For many Americans, some ethnic foods have become mainstream.

“It’s just part of a general cookbook,” said Jan Miller, who oversees the production of Better Homes & Garden cookbooks and other publications. “It’s not an ethnic thing to put tacos or enchiladas — in fact in our (‘Better Homes & Garden New Cookbook’) we have to have all of the favorite Italian cuisine, lasagna and all the Asian.” Miller said even pad Thai, a Thai noodle dish, is included in the most recent edition of the "New Cookbook."For Caroline Van de Pol, another Lanier Village Estates resident, some ethnic influence came naturally to her diet. She grew up in Holland and her parents grew up in Indonesia. In her early 20s she moved to California.

Van de Pol said she still makes some Indonesian dishes as a treat, but what she notices most about American food is the need to eat fast, which often leads to eating unhealthy meals.

“I think Americans are aware of what they should be eating and are trying very hard,” she said. “But we’re always working and rushing and eating fast.”

And that’s been a trend for many years, according to Miller.

“We do a lot of quick and easy, and I think that has been a big thing,” she said. “But what’s funny is if you look back at our, like, 1960 version of the red plaid cookbook, ‘Better Homes & Garden New Cookbook,’ there’s a chapter on easy meals there. So even back in the ’60s there were people who were wanting quick things.”

Quick meals didn’t necessarily mean fast food, though. Sawyer said when she was growing up, there were no fast food restaurants. By the time she saw her first fast food place, Krystal, she was in her early teens.

But eating healthy has become important to Sawyer and Van de Pol.

“You get to X point and you start having physical problems,” Sawyer said. “And probably having physical problems changed the diet more than any one other thing that we’ve gone through.”

Van de Pol said she strives to eat a healthy diet and is glad the Lanier Village Estates dining hall now offers more vegetable choices.

“When I first came here eight years ago there was a big push for more vegetables and less starch,” she said. “Now I’m glad to say we do have a choice of three vegetables with our dinner on the buffet as well as the salad bar.”

But growing up in Holland, Van de Pol said there was little access to fresh fruits and vegetables.

“My lifestyle has changed so immensely that I now eat a lot of fresh fruit and vegetables and very little red meat,” she said.
Sawyer also depended on Mother Nature for what she could eat.

Seafood was only available in moths ending with -er. The food wasn’t easily frozen and shipped across the country; it had to be eaten when it was fresh. But living in Georgia, there were plenty of fruits and vegetables at certain times of the year.
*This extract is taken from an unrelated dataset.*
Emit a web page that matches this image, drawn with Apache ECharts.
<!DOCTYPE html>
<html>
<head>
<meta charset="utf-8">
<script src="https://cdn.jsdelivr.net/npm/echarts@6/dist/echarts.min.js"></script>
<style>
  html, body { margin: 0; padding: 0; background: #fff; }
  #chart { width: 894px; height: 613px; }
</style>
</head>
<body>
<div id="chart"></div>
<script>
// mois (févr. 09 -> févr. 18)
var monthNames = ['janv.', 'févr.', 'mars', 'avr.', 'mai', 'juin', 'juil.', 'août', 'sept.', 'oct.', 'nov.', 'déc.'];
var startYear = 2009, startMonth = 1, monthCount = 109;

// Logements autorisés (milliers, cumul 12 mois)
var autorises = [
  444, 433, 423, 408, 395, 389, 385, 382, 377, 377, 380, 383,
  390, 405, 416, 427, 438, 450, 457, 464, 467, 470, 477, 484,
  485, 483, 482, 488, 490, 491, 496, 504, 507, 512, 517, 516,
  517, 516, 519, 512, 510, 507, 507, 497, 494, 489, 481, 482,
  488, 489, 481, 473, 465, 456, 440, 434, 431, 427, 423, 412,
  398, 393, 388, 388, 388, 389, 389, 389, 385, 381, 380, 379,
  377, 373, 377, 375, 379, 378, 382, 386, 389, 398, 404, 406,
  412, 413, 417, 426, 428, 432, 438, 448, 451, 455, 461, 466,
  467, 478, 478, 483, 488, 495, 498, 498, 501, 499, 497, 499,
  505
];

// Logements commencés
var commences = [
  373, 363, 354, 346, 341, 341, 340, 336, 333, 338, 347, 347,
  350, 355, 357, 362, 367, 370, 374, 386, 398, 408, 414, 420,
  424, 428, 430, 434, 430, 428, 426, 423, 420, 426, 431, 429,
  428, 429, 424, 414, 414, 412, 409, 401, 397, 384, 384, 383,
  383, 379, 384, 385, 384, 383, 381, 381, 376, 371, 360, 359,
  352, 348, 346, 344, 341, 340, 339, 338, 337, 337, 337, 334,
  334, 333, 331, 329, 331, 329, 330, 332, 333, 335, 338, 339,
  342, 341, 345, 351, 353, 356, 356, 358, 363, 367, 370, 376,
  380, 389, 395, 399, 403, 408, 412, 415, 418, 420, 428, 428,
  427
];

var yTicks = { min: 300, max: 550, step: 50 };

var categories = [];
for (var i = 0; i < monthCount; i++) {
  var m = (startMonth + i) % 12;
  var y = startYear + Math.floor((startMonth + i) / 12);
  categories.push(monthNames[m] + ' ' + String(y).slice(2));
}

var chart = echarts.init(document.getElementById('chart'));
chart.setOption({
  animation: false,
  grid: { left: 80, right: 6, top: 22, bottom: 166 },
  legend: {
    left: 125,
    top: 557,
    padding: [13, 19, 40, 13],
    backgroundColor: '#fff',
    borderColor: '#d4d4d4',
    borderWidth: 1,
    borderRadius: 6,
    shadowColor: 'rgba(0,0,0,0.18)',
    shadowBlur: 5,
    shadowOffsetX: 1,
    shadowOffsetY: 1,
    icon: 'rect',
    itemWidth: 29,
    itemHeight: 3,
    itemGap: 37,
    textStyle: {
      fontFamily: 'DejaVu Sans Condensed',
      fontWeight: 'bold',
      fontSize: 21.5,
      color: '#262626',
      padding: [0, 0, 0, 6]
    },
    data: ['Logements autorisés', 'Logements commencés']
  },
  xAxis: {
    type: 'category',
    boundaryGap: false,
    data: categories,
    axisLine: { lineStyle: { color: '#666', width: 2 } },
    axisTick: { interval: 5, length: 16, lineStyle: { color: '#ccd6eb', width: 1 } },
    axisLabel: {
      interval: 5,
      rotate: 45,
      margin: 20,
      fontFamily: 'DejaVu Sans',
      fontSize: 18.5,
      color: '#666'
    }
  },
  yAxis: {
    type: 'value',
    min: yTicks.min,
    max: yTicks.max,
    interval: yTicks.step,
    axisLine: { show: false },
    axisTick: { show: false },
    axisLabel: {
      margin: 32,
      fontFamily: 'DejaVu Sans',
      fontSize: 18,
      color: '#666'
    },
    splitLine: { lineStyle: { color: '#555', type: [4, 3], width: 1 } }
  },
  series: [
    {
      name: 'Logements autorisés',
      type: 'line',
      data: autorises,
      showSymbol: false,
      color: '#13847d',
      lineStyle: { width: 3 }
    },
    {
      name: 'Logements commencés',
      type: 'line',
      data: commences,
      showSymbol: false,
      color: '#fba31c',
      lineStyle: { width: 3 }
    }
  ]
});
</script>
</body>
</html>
“My mother was a big believer of whatever was in season, that’s what we ate,” Sawyer said. “... Any time rhubarb was growing in the garden, we ate rhubarb pie. But it wasn’t something that she canned to have later on in the year — you only ate it in season. Of course, the kids today don’t even know what the season is for anything.”
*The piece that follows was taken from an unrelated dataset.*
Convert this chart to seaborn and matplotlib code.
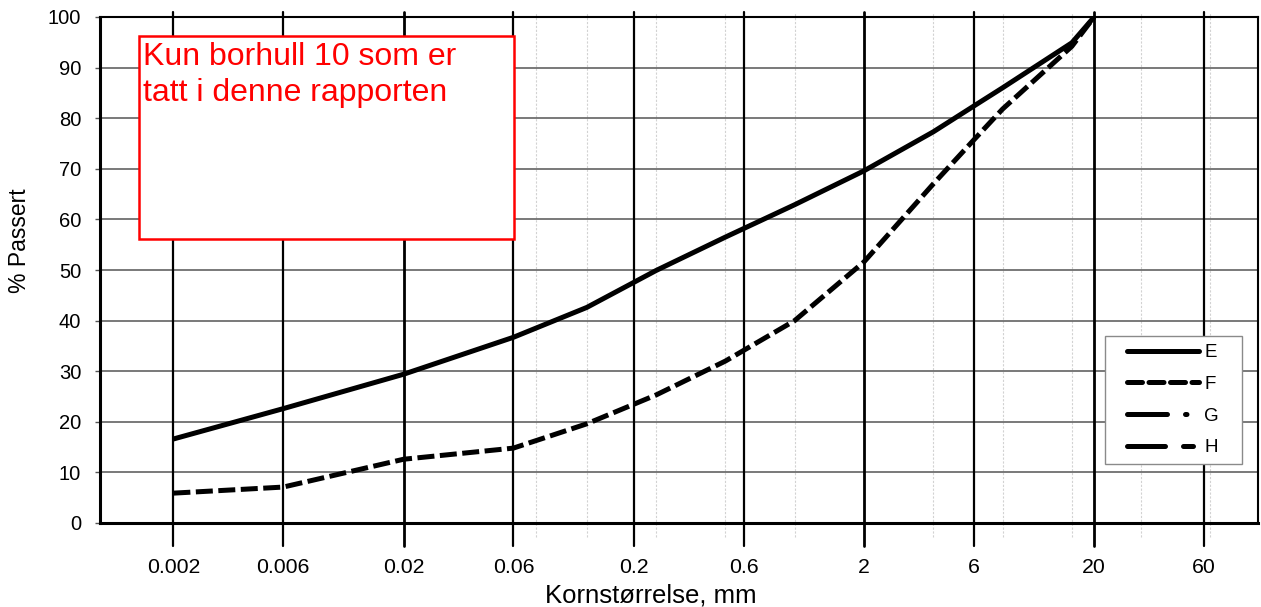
import matplotlib
matplotlib.use("Agg")
import matplotlib.pyplot as plt
from matplotlib.lines import Line2D
from matplotlib.patches import Rectangle
from matplotlib.ticker import NullLocator, FixedLocator, FixedFormatter
import numpy as np
import pandas as pd
import seaborn as sns

# ---------------- data ----------------
grain_mm = [0.002, 0.006, 0.02, 0.06, 0.125, 0.25, 0.5, 1, 2, 4, 6, 8, 16, 20]
passing_E = [16.6, 22.6, 29.4, 36.7, 42.6, 49.9, 56.5, 62.9, 69.6, 77.3, 82.4, 86.0, 94.9, 100]
passing_F = [5.9, 7.1, 12.6, 14.8, 19.6, 25.3, 32.0, 40.0, 51.6, 67.0, 75.7, 81.8, 94.2, 100]
series_labels = ["E", "F", "G", "H"]

major_ticks = [0.002, 0.006, 0.02, 0.06, 0.2, 0.6, 2, 6, 20, 60]
major_labels = ["0.002", "0.006", "0.02", "0.06", "0.2", "0.6", "2", "6", "20", "60"]
decade_lines = [0.02, 2, 20]
minor_sieves = [0.075, 0.125, 0.25, 0.5, 1, 4, 8, 16, 32, 64]
y_ticks = list(range(0, 101, 10))

note_text = "Kun borhull 10 som er\ntatt i denne rapporten"
x_title = "Kornstørrelse, mm"
y_title = "% Passert"

# ---------------- style ----------------
sns.set_theme(style="white")
plt.rcParams["font.family"] = ["Liberation Sans", "DejaVu Sans"]
plt.rcParams["text.color"] = "black"

W, H = 1261, 607
fig = plt.figure(figsize=(W / 100, H / 100), dpi=100)
ax_l, ax_r, ax_t, ax_b = 100, 1258, 17, 523
ax = fig.add_axes([ax_l / W, 1 - ax_b / H, (ax_r - ax_l) / W, (ax_b - ax_t) / H])
ax.set_facecolor("white")

ax.set_xscale("log")
ax.set_xlim(0.00096, 103)
ax.set_ylim(0, 100)

# ---------------- grid ----------------
for v in minor_sieves:
    ax.axvline(v, ymin=-0.028, ymax=1.01, color="#d2d2d2", lw=0.8,
               ls=(0, (2, 1.5)), clip_on=False, zorder=1)
for v in major_ticks:
    ax.axvline(v, ymin=-0.045, ymax=1.01, color="black",
               lw=2.0 if v in decade_lines else 1.6, clip_on=False, zorder=2)
for yv in y_ticks[1:-1]:
    ax.axhline(yv, color="#555555", lw=1.1, zorder=1)

# ---------------- data lines ----------------
n = len(grain_mm)
df = pd.DataFrame({
    "d": grain_mm * 2,
    "p": passing_E + passing_F,
    "s": ["E"] * n + ["F"] * n,
})
f_dash = (3.4, 1.1)
sns.lineplot(data=df[df["s"] == "E"], x="d", y="p", color="black", lw=3.6,
             ax=ax, legend=False, zorder=6, solid_joinstyle="round",
             solid_capstyle="butt")
sns.lineplot(data=df[df["s"] == "F"], x="d", y="p", color="black", lw=3.6,
             linestyle=(0, f_dash), ax=ax, legend=False, zorder=6,
             dash_joinstyle="round", dash_capstyle="butt")

# ---------------- axes / ticks ----------------
ax.xaxis.set_major_locator(FixedLocator(major_ticks))
ax.xaxis.set_major_formatter(FixedFormatter(major_labels))
ax.xaxis.set_minor_locator(NullLocator())
ax.set_yticks(y_ticks)
ax.tick_params(axis="x", which="major", length=0, pad=25, labelsize=15.3,
               labelcolor="black", bottom=True)
ax.tick_params(axis="y", which="major", length=3.5, width=1, color="#555555",
               pad=10, labelsize=14.5, labelcolor="black", left=True)

for side in ["left", "bottom"]:
    ax.spines[side].set_linewidth(2.2)
    ax.spines[side].set_color("black")
for side in ["top", "right"]:
    ax.spines[side].set_linewidth(1.5)
    ax.spines[side].set_color("black")
for s in ax.spines.values():
    s.set_zorder(7)

ax.set_xlabel(x_title, fontsize=18.5, color="black")
ax.set_ylabel(y_title, fontsize=16.5, color="black")
ax.xaxis.set_label_coords((651 - ax_l) / (ax_r - ax_l), (ax_b - 584) / (ax_b - ax_t))
ax.yaxis.set_label_coords((31 - ax_l) / (ax_r - ax_l), (ax_b - 241) / (ax_b - ax_t))

# ---------------- note box ----------------
def ax_x(px):
    return (px - ax_l) / (ax_r - ax_l)

def ax_y(py):
    return (ax_b - py) / (ax_b - ax_t)

ax.add_patch(Rectangle((ax_x(139), ax_y(239)), ax_x(514) - ax_x(139), ax_y(36) - ax_y(239),
                       transform=ax.transAxes, facecolor="white", edgecolor="#ff0000",
                       lw=1.8, zorder=8, clip_on=False))
ax.text(ax_x(143), ax_y(42), note_text, transform=ax.transAxes, color="#ff0000",
        fontsize=23, ha="left", va="top", linespacing=1.27, zorder=9)

# ---------------- legend ----------------
ax.add_patch(Rectangle((ax_x(1105), ax_y(464)), ax_x(1242) - ax_x(1105), ax_y(336) - ax_y(464),
                       transform=ax.transAxes, facecolor="white", edgecolor="#8a8a8a",
                       lw=1.0, zorder=8))
handles = [
    Line2D([], [], color="black", lw=3.6, solid_capstyle="round"),
    Line2D([], [], color="black", lw=3.6, linestyle=(0, (3.0, 1.3)), dash_capstyle="round"),
    Line2D([], [], color="black", lw=3.6, linestyle=(0, (8.0, 3.6, 0.3, 3.6)), dash_capstyle="round"),
    Line2D([], [], color="black", lw=3.6, linestyle=(0, (7.6, 3.6, 2.0, 3.6)), dash_capstyle="round"),
]
leg = ax.legend(handles, series_labels, loc="upper left",
                bbox_to_anchor=(ax_x(1127), ax_y(344)), bbox_transform=ax.transAxes,
                frameon=False, fontsize=13.5, handlelength=3.85, handletextpad=0.28,
                borderpad=0, borderaxespad=0, labelspacing=0.78, labelcolor="black")
leg.set_zorder(10)

fig.savefig("out.png", dpi=100, facecolor="white")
Less knowledge about food and cooking has influenced how Miller and her staff put together cookbooks like the “New Cookbook,” which has been published since 1931.

“The instruction and how we communicate those recipes is a little bit more in depth than it used to be,” she said. “Because skills are lost from the kitchen.” Cookbooks produced by Better Homes & Gardens now include more how-to photography and detailed instructions about how to tell when a dish is done.
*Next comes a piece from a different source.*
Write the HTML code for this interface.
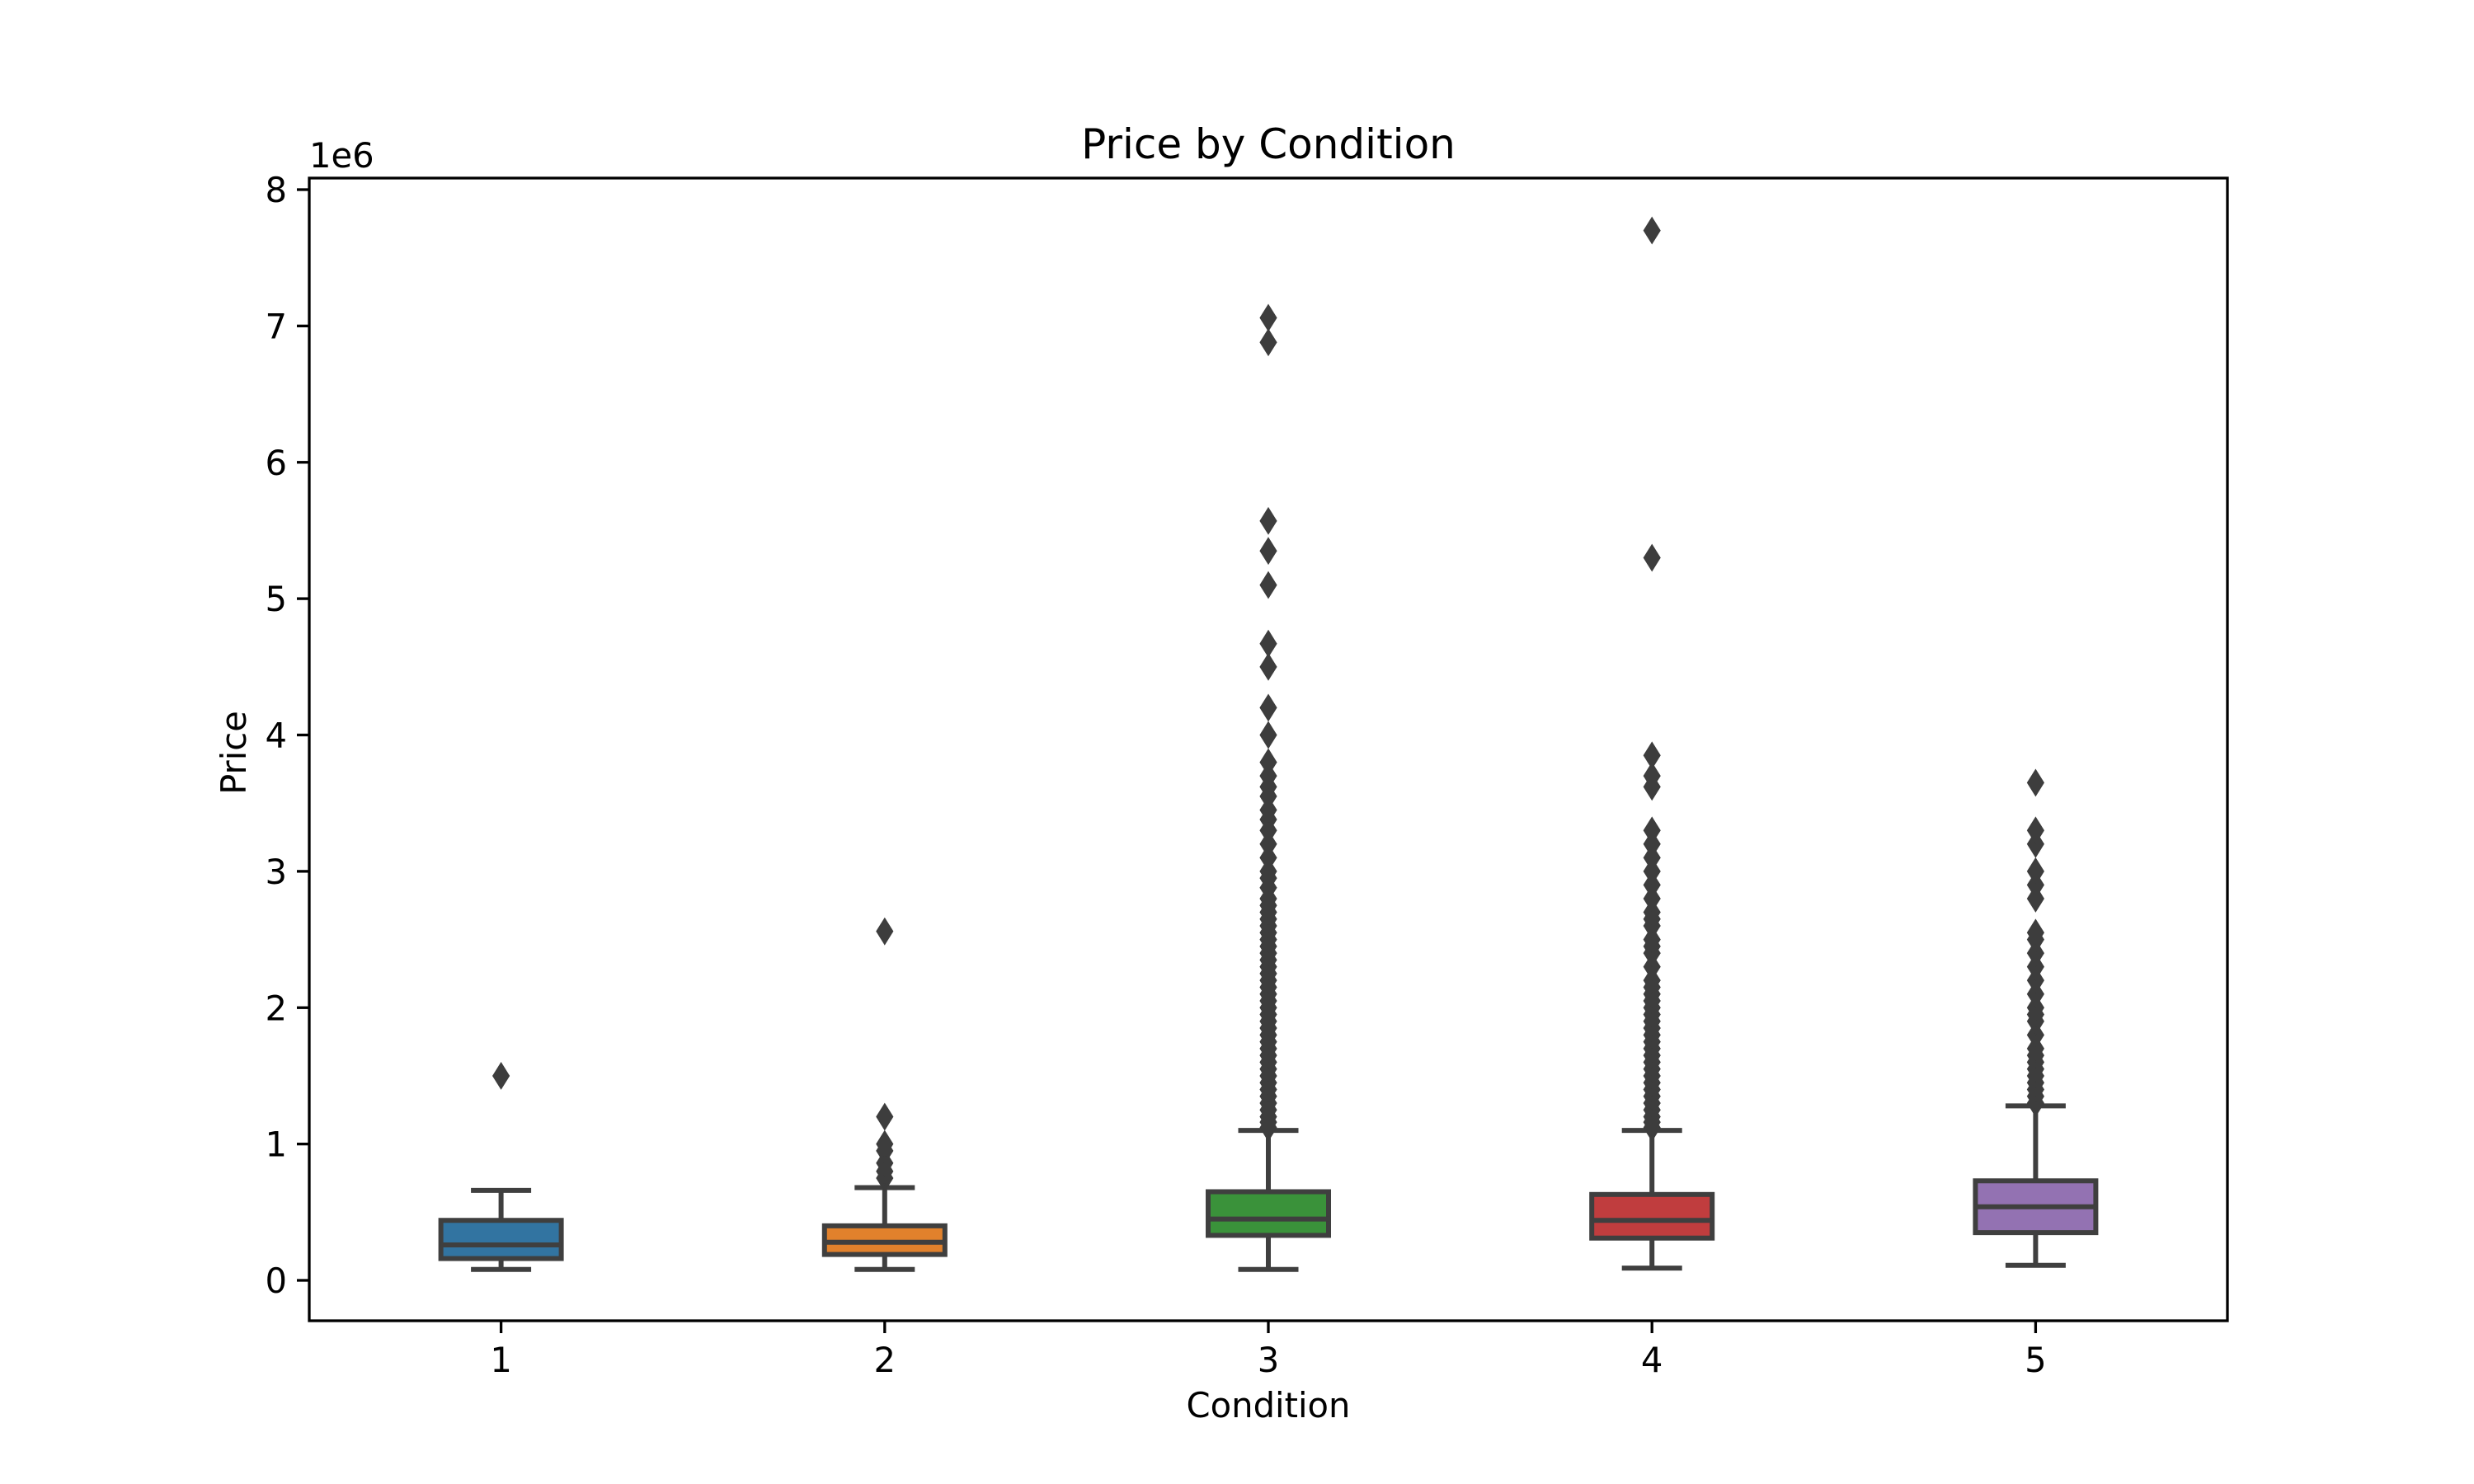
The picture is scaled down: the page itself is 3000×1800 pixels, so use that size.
<!DOCTYPE html>
<html><head><meta charset="utf-8"><style>
html,body{margin:0;padding:0;background:#fff;}
svg{display:block;font-family:"DejaVu Sans","Liberation Sans",sans-serif;}
</style></head><body>
<svg id="chart" width="3000" height="1800" viewBox="0 0 3000 1800" xmlns="http://www.w3.org/2000/svg">
<rect width="3000" height="1800" fill="#fff"/>
<g id="plot"></g>
<text x="1538" y="192" font-size="50" text-anchor="middle" fill="#000">Price by Condition</text>
<text x="1538" y="1719" font-size="41.7" text-anchor="middle" fill="#000">Condition</text>
<text transform="translate(298,913) rotate(-90)" font-size="41.7" text-anchor="middle" fill="#000">Price</text>
<text x="375" y="203" font-size="41.7" fill="#000">1e6</text>
</svg>
<script>
const categories = ["1","2","3","4","5"];
const whiskerLow = [0.08,0.08,0.08,0.09,0.11];
const q1 = [0.16,0.19,0.33,0.31,0.35];
const medians = [0.26,0.28,0.45,0.44,0.54];
const q3 = [0.44,0.40,0.65,0.63,0.73];
const whiskerHigh = [0.66,0.68,1.10,1.10,1.28];
const fliers1 = [1.50];
const fliers2 = [0.75,0.80,0.86,0.95,1.00,1.20,2.56];
const fliers3 = [1.12,1.16,1.2,1.25,1.3,1.35,1.4,1.45,1.5,1.55,1.6,1.65,1.7,1.75,1.8,1.85,1.9,1.95,2.0,2.05,2.1,2.15,2.2,2.25,2.3,2.35,2.4,2.45,2.5,2.55,2.6,2.65,2.7,2.75,2.8,2.88,2.95,3.0,3.1,3.2,3.3,3.38,3.45,3.55,3.62,3.7,3.8,4.0,4.2,4.5,4.67,5.1,5.35,5.57,6.88,7.06];
const fliers4 = [1.12,1.16,1.2,1.25,1.3,1.35,1.4,1.45,1.5,1.55,1.6,1.65,1.7,1.75,1.8,1.85,1.9,1.95,2.0,2.05,2.1,2.15,2.2,2.3,2.4,2.45,2.5,2.6,2.65,2.7,2.8,2.9,3.0,3.1,3.2,3.3,3.62,3.7,3.85,5.3,7.7];
const fliers5 = [1.3,1.35,1.4,1.45,1.5,1.55,1.6,1.65,1.7,1.8,1.9,1.95,2.0,2.1,2.2,2.3,2.4,2.5,2.55,2.8,2.9,3.0,3.2,3.3,3.65];
const fliers = [fliers1,fliers2,fliers3,fliers4,fliers5];
const yTicks = [0,1,2,3,4,5,6,7,8];
const colors = ["#3274a1","#e1812c","#3a923a","#c03d3e","#9372b2"];

const L=375,R=2701,T=216,B=1602;
const y0px=1553, y8px=230;
const yScale=v=>y0px+(y8px-y0px)*v/8;
const xScale=i=>L+(R-L)*(i+0.5)/categories.length;
const ns="http://www.w3.org/2000/svg";
const plot=document.getElementById('plot');
function mk(tag,attrs,parent){const e=document.createElementNS(ns,tag);for(const k in attrs)e.setAttribute(k,attrs[k]);(parent||plot).appendChild(e);return e;}
const lc="#3f3f3f", lw=6, bw=146;

categories.forEach((c,i)=>{
  const cx=xScale(i);
  const g=mk('g',{});
  
  
  const w1=mk('line',{x1:cx,x2:cx,y1:yScale(q1[i]),y2:yScale(whiskerLow[i]),stroke:lc,'stroke-width':lw},g);
  
  
  const w2=mk('line',{x1:cx,x2:cx,y1:yScale(q3[i]),y2:yScale(whiskerHigh[i]),stroke:lc,'stroke-width':lw},g);
  
  
  [whiskerLow[i],whiskerHigh[i]].forEach(v=>{
    const cap=mk('line',{x1:cx-bw/4,x2:cx+bw/4,y1:yScale(v),y2:yScale(v),stroke:lc,'stroke-width':lw},g);
    
    
  });
  const box=mk('rect',{x:cx-bw/2,y:yScale(q3[i]),width:bw,height:yScale(q1[i])-yScale(q3[i]),fill:colors[i],stroke:lc,'stroke-width':lw},g);
  
  
  const med=mk('line',{x1:cx-bw/2,x2:cx+bw/2,y1:yScale(medians[i]),y2:yScale(medians[i]),stroke:lc,'stroke-width':lw},g);
  
  
  fliers[i].forEach(v=>{
    const y=yScale(v);
    const d=mk('polygon',{points:`${cx},${y-16} ${cx+10},${y} ${cx},${y+16} ${cx-10},${y}`,fill:"#3d3d3d",stroke:"#3d3d3d",'stroke-width':1},g);
    
    
  });
  const t=mk('line',{x1:cx,x2:cx,y1:B,y2:B+15,stroke:'#000','stroke-width':3.3});
  
  
  const tl=mk('text',{x:cx,y:B+62,'font-size':41.7,'text-anchor':'middle',fill:'#000'});
  tl.textContent=c;
  
  
});
yTicks.forEach(v=>{
  const y=yScale(v);
  const t=mk('line',{x1:L-15,x2:L,y1:y,y2:y,stroke:'#000','stroke-width':3.3});
  
  
  const tl=mk('text',{x:L-27,y:y+15,'font-size':41.7,'text-anchor':'end',fill:'#000'});
  tl.textContent=v;
  
  
});
const frame=mk('rect',{x:L,y:T,width:R-L,height:B-T,fill:'none',stroke:'#000','stroke-width':3.3});


</script>
</body></html>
“You used to be able to say ‘bake until done,’ and now inexperienced bakers and inexperienced cooks don’t know what it means when it’s done,” she said.

But many of the younger cooks do have one advantage over some of the more experienced. They’ve heard of things like couscous.

“The other day I asked what that was and they said ‘couscous,’” Sawyer said of something her grandchildren were eating. “Well couscous was not something I grew up with. I didn’t even know what couscous was.”

Young cooks do seem to be turning to days past, though, with more emphasis on nostalgia and comfort food, Miller said.
Dishes like pot roast, chicken noodle soup and chocolate chip cookies stand the test of time.